W tym sezonie obie drużyny mają odmienne cele. Stelmet rywalizuje w europejskich rozgrywkach i walczy o drugi tytuł mistrzowski w Polsce, natomiast Polpharma robi wszystko aby wydostać się z ostatniego miejsca w tabeli.
Nasi dzisiejsi rywale odnieśli jak do tej pory tylko jedno zwycięstwo ponosząc aż 9 porażek. Wiadomo było, że zmiana szkoleniowca to tylko kwestia czasu. W ostatnich dniach Mindaugasa Budzinauskasa na ławce trenerskiej zastąpił Tomasz Jankowski. Pan Tomasz doskonale znany jest zielonogórskim kibicom. Był on w sztabie szkoleniowym obecnego Mistrza Polski kiedy zielonogórzanie awansowali do Tauron Basket Ligi.
W swoim składzie Polpharma ma kilku naprawdę dobrych graczy. Wystarczy wspomnieć że liderami drużyny są Nikola Jeftić (średnio 13.9 pkt.mecz – 5,9 zbiórki), Michael Hicks oraz Cezary Trybański.
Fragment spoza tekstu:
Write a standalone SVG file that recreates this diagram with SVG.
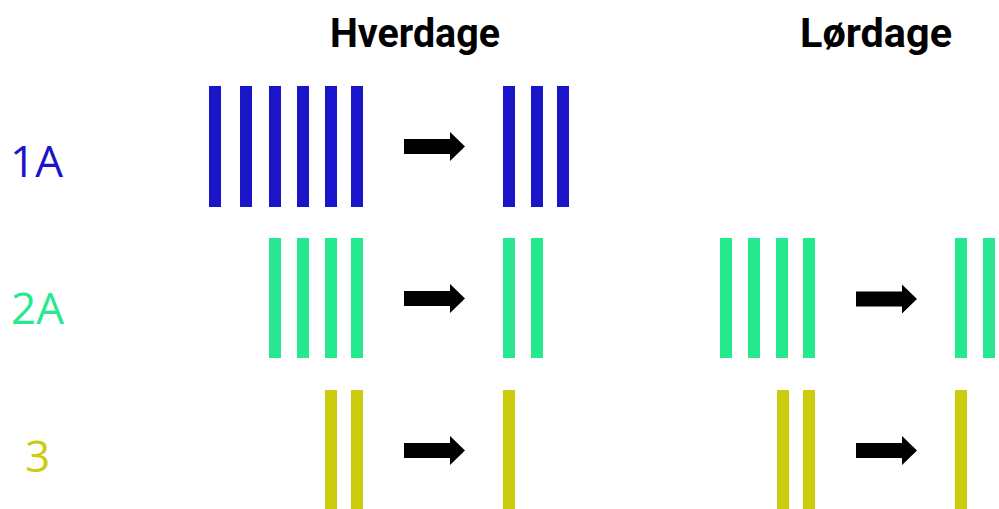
<svg xmlns="http://www.w3.org/2000/svg" width="999" height="509" viewBox="0 0 999 509">
<defs>
<style>
.b1{fill:#1B15C9}
.b2{fill:#26E88E}
.b3{fill:#CCCC0E}
.title{font-family:Roboto,"Liberation Sans",sans-serif;font-weight:700;font-size:41px;fill:#000}
.lbl{font-family:"Open Sans","Noto Sans",sans-serif;font-size:44px}
</style>
<polygon id="arr" points="0,-7.5 46,-7.5 46,-14.5 61,0 46,14.5 46,7.5 0,7.5" fill="#000"/>
</defs>
<rect width="999" height="509" fill="#fff"/>
<g id="titles">
<text class="title" x="330" y="47" textLength="170" lengthAdjust="spacingAndGlyphs">Hverdage</text>
<text class="title" x="800" y="47" textLength="152" lengthAdjust="spacingAndGlyphs">Lørdage</text>
</g>
<g id="labels">
<text class="lbl" x="10" y="176.5" fill="#1B15C9">1A</text>
<text class="lbl" x="11" y="324" fill="#26E88E">2A</text>
<text class="lbl" x="25" y="472" fill="#CCCC0E">3</text>
</g>
<g id="r1-weekday-before" class="b1">
<rect x="209" y="86" width="12" height="121"/><rect x="240" y="86" width="12" height="121"/><rect x="269" y="86" width="12" height="121"/><rect x="297" y="86" width="12" height="121"/><rect x="325" y="86" width="12" height="121"/><rect x="351" y="86" width="12" height="121"/>
</g>
<g id="r1-weekday-after" class="b1">
<rect x="503" y="86" width="12" height="121"/><rect x="531" y="86" width="12" height="121"/><rect x="557" y="86" width="12" height="121"/>
</g>
<g id="r2-weekday-before" class="b2">
<rect x="269" y="238" width="12" height="120"/><rect x="297" y="238" width="12" height="120"/><rect x="325" y="238" width="12" height="120"/><rect x="351" y="238" width="12" height="120"/>
</g>
<g id="r2-weekday-after" class="b2">
<rect x="503" y="238" width="12" height="120"/><rect x="531" y="238" width="12" height="120"/>
</g>
<g id="r2-saturday-before" class="b2">
<rect x="720" y="238" width="12" height="120"/><rect x="748" y="238" width="12" height="120"/><rect x="776" y="238" width="12" height="120"/><rect x="803" y="238" width="12" height="120"/>
</g>
<g id="r2-saturday-after" class="b2">
<rect x="955" y="238" width="12" height="120"/><rect x="983" y="238" width="12" height="120"/>
</g>
<g id="r3-weekday-before" class="b3">
<rect x="325" y="390" width="12" height="120"/><rect x="351" y="390" width="12" height="120"/>
</g>
<g id="r3-weekday-after" class="b3">
<rect x="503" y="390" width="12" height="120"/>
</g>
<g id="r3-saturday-before" class="b3">
<rect x="777" y="390" width="12" height="120"/><rect x="803" y="390" width="12" height="120"/>
</g>
<g id="r3-saturday-after" class="b3">
<rect x="955" y="390" width="12" height="120"/>
</g>
<g id="connectors">
<use href="#arr" x="404" y="146.5"/>
<use href="#arr" x="404" y="298.5"/>
<use href="#arr" x="856" y="299"/>
<use href="#arr" x="404" y="450.5"/>
<use href="#arr" x="856" y="450.5"/>
</g>
</svg>
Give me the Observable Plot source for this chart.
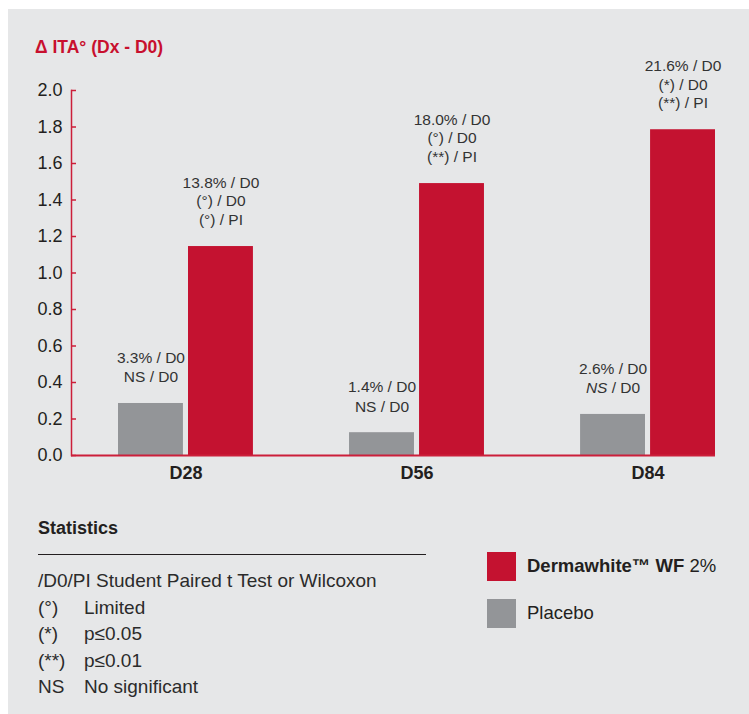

Dobrze na pozycji rozgrywającego prezentuje się Linas Lekavicius, który rozdaje blisko 5 asyst na mecz.
Tomasz Jankowski obejmując drużynę ze Starogardu zapowiedział, że przede wszystkim chce stworzyć drużynę. Czy udało mu się wzbudzić "team spirit" już na dzisiejszy mecz? Czy Stelmet odniesie łatwe zwycięstwo czy też będziemy świadkami kolejnego już w tym sezonie horroru? Odpowiedzi poznamy już ok godziny 20:45
Początek meczu o godzinie 19:00 w Hali CRS.